Engineers have developed an automated process for creating polymers that make it easier to produce advanced materials used to treat humans thanks to robotics and AI.

By Robotic Industries Association (RIA) April 12, 2020

Wonder when scientists might release the next miracle drug or device? You might soon be thanking robotics and AI for those new medicines and treatments sooner than you think. Engineers have developed an automated process for creating polymers that make it easier to produce advanced materials used to treat humans.

Why polymers are important to medical science

Many researchers have longed for large libraries of polymers to test in specific life sciences applications. Plastics and fibers can be used to meet many different biological needs. Researchers have long used polymers to build a wide range of technologies including diagnostics, electronics, medical devices, sensors, lighting, and robots.

And polymers aren’t only used to make materials for medical devices. They can also be used for drugs too. They can aid with delivery by encapsulating medicines. But polymers themselves can also have a direct therapeutic effect on the body. Polymer drugs are often used as binding agents to remove or neutralize undesired materials in the body.

Knowing which polymers are the best for a particular application involves more than just theory. They must each be physically tested for practical use in each application. This involves a lot of trial and error and a lot of time. Understandably, researchers are always looking for ways to speed up the process.
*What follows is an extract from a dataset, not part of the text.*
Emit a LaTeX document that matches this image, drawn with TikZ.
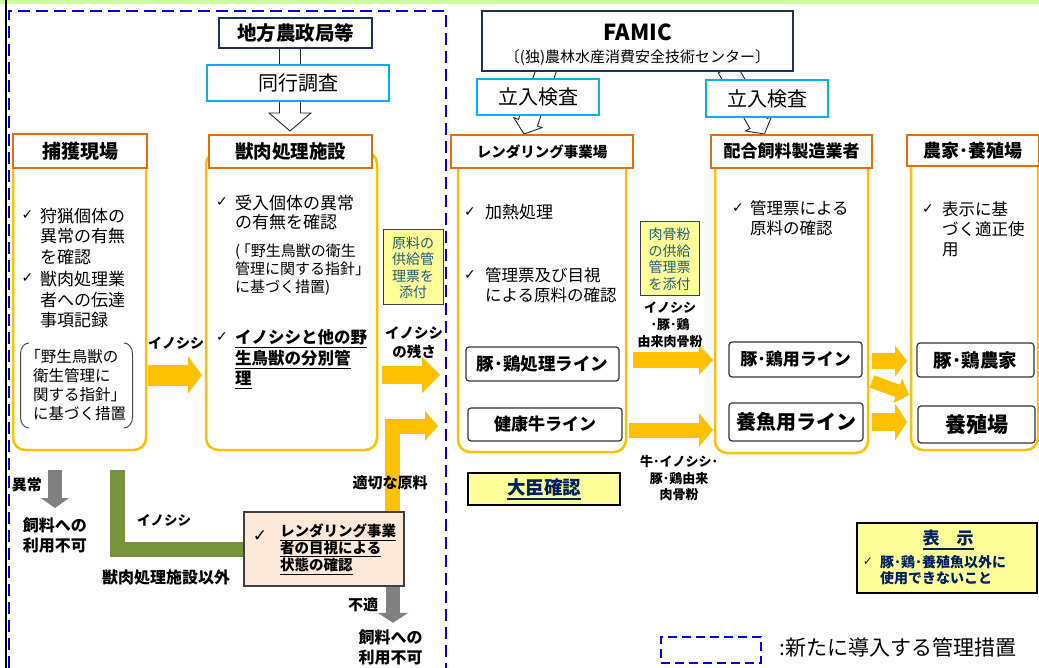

Researchers find a new way to produce polymers

Until this new automated process, the bottleneck was typically the production of different polymers. But thanks to robotics and AI, a researcher can go from making a few polymers per day to hundreds at once. How do they do it?

With conventional means, researchers must synthesize polymers in highly controlled environments. Since most chemical reactions are extremely sensitive to oxygen, the gas has to be removed before production. That process is more time-consuming than you might think. The required precision limits the production of large polymer libraries.

The new automated method uses polymer reactions that can tolerate oxygen. This method allows the robotics and AI to rapidly create unique polymers while still maintaining the needed precision. Even non-experts can now make new polymers. A custom software package sends polymer designs to a liquid-handling robot that processes each step of the chemical reactions.